Records shown:
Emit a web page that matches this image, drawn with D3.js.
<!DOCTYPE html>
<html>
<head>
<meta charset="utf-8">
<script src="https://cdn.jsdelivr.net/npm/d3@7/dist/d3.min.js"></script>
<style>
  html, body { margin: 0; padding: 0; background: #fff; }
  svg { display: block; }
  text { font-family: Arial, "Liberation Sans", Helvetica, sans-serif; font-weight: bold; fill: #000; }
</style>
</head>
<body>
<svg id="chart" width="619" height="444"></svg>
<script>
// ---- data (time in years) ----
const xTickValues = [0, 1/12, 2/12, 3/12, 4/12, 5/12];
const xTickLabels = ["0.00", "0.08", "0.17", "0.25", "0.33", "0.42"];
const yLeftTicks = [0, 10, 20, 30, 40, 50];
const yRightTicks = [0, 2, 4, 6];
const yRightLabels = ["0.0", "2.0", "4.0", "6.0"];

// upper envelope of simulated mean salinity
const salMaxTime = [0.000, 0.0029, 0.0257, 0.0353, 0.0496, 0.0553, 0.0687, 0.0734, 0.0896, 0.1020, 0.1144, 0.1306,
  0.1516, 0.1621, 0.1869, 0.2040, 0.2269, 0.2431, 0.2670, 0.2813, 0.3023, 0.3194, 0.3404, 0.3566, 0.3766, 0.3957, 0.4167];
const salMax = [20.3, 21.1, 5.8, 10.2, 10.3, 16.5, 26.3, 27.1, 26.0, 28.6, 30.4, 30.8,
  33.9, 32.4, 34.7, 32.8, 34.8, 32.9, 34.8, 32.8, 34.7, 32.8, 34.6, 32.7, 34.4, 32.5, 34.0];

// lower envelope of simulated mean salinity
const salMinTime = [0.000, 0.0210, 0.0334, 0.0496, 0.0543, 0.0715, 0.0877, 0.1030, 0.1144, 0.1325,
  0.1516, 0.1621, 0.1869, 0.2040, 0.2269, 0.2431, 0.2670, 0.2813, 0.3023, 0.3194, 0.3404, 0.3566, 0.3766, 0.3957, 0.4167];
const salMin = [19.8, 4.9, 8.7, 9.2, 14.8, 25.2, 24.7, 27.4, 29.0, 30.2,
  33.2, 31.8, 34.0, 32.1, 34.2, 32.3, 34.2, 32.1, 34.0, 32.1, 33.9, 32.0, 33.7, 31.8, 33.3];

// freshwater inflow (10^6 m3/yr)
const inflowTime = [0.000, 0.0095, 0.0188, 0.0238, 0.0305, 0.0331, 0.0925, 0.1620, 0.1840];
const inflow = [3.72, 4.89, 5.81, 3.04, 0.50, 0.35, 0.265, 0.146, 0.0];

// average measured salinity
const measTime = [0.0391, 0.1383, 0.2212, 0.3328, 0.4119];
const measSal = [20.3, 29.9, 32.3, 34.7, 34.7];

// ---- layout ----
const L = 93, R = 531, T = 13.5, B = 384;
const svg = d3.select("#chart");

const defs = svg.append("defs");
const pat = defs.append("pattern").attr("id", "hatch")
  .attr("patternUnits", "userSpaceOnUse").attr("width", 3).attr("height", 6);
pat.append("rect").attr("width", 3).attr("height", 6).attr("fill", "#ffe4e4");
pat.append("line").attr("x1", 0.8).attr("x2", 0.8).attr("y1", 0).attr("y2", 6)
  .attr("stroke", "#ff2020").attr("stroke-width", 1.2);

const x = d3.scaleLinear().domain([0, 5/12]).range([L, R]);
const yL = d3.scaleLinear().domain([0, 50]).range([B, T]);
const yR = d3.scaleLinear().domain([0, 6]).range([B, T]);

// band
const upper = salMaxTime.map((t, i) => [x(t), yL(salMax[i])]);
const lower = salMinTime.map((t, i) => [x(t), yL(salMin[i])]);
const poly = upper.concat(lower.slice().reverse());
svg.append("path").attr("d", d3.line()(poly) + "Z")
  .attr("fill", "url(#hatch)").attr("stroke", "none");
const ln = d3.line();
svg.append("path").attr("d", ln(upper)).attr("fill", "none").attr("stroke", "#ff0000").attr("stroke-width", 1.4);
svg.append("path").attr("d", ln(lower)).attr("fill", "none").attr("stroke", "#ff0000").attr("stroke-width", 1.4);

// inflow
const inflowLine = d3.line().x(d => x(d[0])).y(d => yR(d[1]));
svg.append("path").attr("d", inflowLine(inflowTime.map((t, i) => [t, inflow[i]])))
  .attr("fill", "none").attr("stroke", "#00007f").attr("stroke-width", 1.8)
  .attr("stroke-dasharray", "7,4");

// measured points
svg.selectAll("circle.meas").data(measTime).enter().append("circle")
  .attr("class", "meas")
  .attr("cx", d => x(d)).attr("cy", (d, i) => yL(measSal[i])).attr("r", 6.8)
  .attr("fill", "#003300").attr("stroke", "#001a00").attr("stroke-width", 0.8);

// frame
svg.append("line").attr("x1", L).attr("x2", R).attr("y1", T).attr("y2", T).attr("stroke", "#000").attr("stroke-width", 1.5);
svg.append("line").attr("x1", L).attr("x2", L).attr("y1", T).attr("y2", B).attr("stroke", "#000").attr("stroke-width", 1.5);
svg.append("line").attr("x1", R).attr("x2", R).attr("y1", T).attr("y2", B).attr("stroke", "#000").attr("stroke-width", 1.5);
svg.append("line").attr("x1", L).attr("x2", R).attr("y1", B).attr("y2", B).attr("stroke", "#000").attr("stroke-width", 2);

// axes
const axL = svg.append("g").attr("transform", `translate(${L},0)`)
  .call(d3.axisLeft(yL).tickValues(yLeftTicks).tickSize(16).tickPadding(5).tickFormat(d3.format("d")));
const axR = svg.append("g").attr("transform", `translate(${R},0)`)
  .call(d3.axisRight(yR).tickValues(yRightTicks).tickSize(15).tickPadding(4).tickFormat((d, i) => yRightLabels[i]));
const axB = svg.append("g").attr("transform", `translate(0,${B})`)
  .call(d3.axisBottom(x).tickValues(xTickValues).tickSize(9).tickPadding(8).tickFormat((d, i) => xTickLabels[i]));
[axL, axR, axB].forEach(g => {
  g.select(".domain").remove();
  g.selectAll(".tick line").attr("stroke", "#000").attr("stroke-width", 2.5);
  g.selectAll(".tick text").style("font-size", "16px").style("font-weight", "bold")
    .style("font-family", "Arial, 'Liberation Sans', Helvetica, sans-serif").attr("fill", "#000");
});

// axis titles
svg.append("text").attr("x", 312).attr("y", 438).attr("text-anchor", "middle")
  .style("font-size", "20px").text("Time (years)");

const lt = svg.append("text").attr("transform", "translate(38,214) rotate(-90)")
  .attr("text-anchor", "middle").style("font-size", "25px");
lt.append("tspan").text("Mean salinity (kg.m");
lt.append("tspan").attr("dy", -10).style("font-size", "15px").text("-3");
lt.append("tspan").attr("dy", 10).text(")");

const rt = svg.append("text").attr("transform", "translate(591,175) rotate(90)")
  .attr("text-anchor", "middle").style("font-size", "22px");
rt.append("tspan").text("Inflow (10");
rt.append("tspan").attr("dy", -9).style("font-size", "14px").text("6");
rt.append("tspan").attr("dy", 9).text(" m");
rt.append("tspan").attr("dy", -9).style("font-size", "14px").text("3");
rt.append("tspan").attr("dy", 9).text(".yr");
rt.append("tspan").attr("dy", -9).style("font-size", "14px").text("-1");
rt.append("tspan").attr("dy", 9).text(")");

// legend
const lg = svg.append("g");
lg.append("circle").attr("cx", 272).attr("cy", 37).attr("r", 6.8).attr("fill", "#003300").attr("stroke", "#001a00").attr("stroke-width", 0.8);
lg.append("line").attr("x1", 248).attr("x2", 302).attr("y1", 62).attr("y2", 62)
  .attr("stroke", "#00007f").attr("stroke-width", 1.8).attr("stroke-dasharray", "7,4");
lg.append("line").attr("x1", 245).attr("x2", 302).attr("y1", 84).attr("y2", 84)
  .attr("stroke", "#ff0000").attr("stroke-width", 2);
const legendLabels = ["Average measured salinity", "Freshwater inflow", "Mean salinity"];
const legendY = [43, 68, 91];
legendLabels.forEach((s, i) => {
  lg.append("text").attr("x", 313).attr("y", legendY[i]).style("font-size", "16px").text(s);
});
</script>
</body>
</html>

* * *

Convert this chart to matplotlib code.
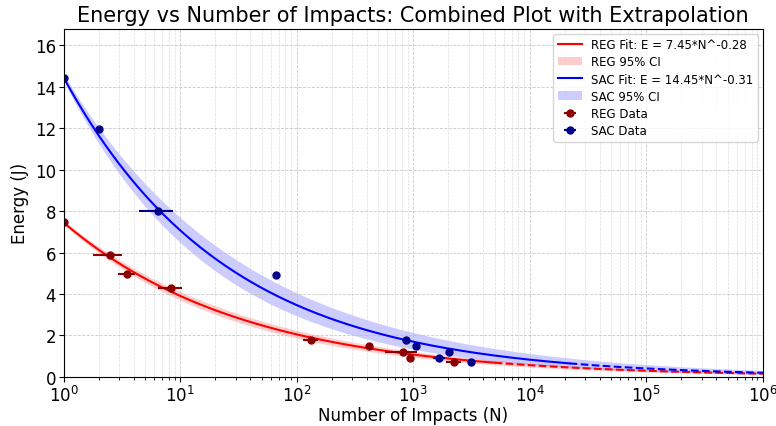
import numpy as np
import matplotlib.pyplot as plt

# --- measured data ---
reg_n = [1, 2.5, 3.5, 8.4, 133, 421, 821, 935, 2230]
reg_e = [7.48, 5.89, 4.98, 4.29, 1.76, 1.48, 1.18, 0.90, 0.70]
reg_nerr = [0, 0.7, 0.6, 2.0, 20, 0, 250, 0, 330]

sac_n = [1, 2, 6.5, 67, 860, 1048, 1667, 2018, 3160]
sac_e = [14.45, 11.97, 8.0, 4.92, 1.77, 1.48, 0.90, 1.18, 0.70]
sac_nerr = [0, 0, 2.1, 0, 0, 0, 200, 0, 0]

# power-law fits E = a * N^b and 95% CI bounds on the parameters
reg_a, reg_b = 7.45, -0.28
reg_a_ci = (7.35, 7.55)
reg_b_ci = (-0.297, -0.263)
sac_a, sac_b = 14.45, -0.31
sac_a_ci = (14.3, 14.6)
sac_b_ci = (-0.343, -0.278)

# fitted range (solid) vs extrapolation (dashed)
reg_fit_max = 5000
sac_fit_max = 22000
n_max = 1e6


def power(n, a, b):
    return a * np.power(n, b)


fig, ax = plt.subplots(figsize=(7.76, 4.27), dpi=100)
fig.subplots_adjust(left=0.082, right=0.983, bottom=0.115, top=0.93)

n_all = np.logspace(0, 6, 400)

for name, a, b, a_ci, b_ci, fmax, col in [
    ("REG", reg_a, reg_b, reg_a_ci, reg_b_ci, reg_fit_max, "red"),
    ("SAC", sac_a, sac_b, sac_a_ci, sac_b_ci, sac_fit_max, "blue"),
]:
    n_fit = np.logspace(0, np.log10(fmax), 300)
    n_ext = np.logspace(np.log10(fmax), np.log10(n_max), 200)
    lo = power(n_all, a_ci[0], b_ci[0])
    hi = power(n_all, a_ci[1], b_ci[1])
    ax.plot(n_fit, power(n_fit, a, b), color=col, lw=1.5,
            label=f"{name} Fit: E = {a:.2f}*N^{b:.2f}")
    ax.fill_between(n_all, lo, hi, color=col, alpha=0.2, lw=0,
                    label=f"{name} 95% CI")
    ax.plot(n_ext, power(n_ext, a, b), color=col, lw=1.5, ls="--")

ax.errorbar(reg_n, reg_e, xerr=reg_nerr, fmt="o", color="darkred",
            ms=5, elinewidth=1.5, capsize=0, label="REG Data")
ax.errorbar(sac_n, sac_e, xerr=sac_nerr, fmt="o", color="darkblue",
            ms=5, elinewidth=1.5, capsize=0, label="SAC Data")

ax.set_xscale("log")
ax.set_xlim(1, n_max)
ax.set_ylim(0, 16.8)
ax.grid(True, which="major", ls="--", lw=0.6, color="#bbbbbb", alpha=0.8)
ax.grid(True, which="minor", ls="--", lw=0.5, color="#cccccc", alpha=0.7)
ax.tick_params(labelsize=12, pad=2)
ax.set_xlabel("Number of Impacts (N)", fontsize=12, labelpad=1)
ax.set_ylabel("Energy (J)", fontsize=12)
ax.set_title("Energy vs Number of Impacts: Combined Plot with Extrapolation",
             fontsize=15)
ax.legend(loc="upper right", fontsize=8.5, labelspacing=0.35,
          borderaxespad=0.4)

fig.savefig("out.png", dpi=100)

Direction:
For the material above, give again only the lines starting at the line that contains "Convert this chart to matplotlib code." and ending at the line that contains "reg_nerr = [0, 0.7, 0.6, 2.0, 20, 0, 250, 0, 330]". Pictures do not belong in the copy.

Answer to this task:
Convert this chart to matplotlib code.
import numpy as np
import matplotlib.pyplot as plt

# --- measured data ---
reg_n = [1, 2.5, 3.5, 8.4, 133, 421, 821, 935, 2230]
reg_e = [7.48, 5.89, 4.98, 4.29, 1.76, 1.48, 1.18, 0.90, 0.70]
reg_nerr = [0, 0.7, 0.6, 2.0, 20, 0, 250, 0, 330]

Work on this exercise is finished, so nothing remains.